The winter storms that swept across the Eastern and Southern regions of the United States last month have the potential to queue up a bad fire season once the land starts to thaw and eventually dry out. Though the picture in the Eastern Region is still coming into focus depending on what happens this spring, in the Southern region the storms have created “potential compaction of the abundant grasses across the Plains, in addition to ice damage in pine-dominant areas farther east,” the National Interagency Fire Center wrote in last Monday’s update to its nationwide fire outlook. (The nearly million-acre Pinelands of New Jersey are similarly a fire-adapted ecosystem and are “comparable in volatility to the chaparral shrublands found in California and southern Oregon,” the spokesperson told me.)
The compaction of grasses is significant because, although they will take longer to dry and become a fuel source, it will ultimately leave the Southern region covered with a dense, flammable fuel when summer is in full swing.
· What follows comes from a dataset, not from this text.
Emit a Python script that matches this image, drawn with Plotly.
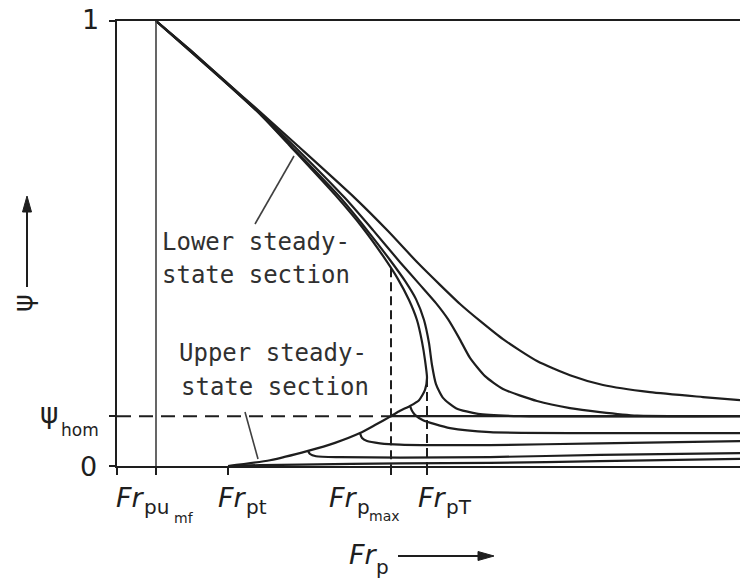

Beyond the Plains, in the Southeast’s pine forests, the winter-damaged trees could cast “abundant” pine needles and “other fine debris” that could dry out and become flammable as soon as a few weeks from now. “Increased debris burning will also amplify ignitions and potential escapes, enhancing significant fire potential during warmer and drier weather that will return in short order,” NIFC goes on to warn.
Though the historically wet Northeast and humid Southeast seem like unlikely places to worry about large wildfires, as conditions change, nothing is certain. “If we learned anything from fire science over the past few decades, it’s that anywhere can burn under the right conditions,” Smithwick said. “We are burning in the tundra; we are burning in Canada; we are burning in all of these places that may not have been used to extreme wildfire situations.”
“These fires could have a large economic and social cost,” Smithwick added, “and we have not prepared for them.”